THE son of a former Bradford maggot farmer says he “never recovered” after closing his business following complaints from residents moving to new houses near the site.

This week the T&A ran a look-back feature on the Wrose maggot farm owned by the Hainsworth family. Established by Albert Hainsworth in 1907, it was in-demand as a supplier for animal feed and fishing bait. Maggots were shipped to countries including the Netherlands and Belgium and across the UK for anglers, zoos, laboratories and bird-keepers.

But when housing was built near the farm in the 1960s the stench from large quantities of maggots was not to the liking of some people in the new houses. “Add to that the foul smell of rotting meat - which was food for the maggots - wafting on windy days over areas beyond Wrose and mass breakouts of bluebottles escaping from sheds. The farm became the focus of complaints,” wrote historian Dr Christine Alvin in the T&A feature.
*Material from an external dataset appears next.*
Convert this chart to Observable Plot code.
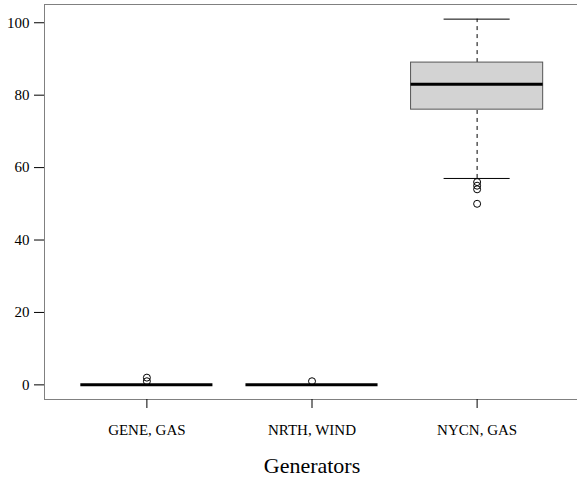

Andrew Pedley, whose father ran the farm in the 1960s, said it was well respected, adhered to public health rules, and was there long before the new housing. “The developers knew full well there was a maggot farm there, and the people moving into the houses knew. So to complain about a business that had been there since the early 1900s seemed very unfair,” said Mr Pedley.

“I worked there from the age of 13 to 15, when I was still at school and we lived at the end of the track, near the farm. I don’t believe the smell went as far as Idle and Thackley, as the article said. It was my dad Bernard’s farm, it had been my grandad Fred’s before that, and his father, Albert, had started it. It was a long-running family business with an excellent reputation - we supplied to Harewood House tropical bird gardens and cases of maggots used to go all over the country. My dad had a van with a pink elephant on the side, everyone knew it was Hainsworth’s van. It said ‘The best maggots for miles around’.”

Mr Pedley claimed complaints about the farm caused his father great stress and led to its closure in the 1970s. “The farm had been there for years before the housing, but there was so much pressure from the complaints, it broke my dad in the end,” he said. “It was his livelihood, it was all he knew, and he lost it. They ended up shutting him down and he never recovered. It made him ill in the end.”

The farm, by Catstones Wood, was accessible only by cart tracks prior to the new housing development. In 1965 the T&A reported that more than 30 residents petitioned Shipley Council complaining of flies and smells coming from the maggot farm.

In 1968 T&A reporter Jim Appleby visited the farm and found thousands of maggots feasting on fish and meat. He wrote that “it was well-run and hygienically clean and operating within the rules of public health.”

He said Bernard Hainsworth, who took over running the farm in the 1950s, “is openly concerned about the complaints and has followed to the letter every piece of advice the council has given on the subject of preventing bluebottles escaping.”

The report also said First World War soldiers returning with tuberculosis had been taken to Hainsworths’ maggot sheds, where the smell was said to be good for the lungs.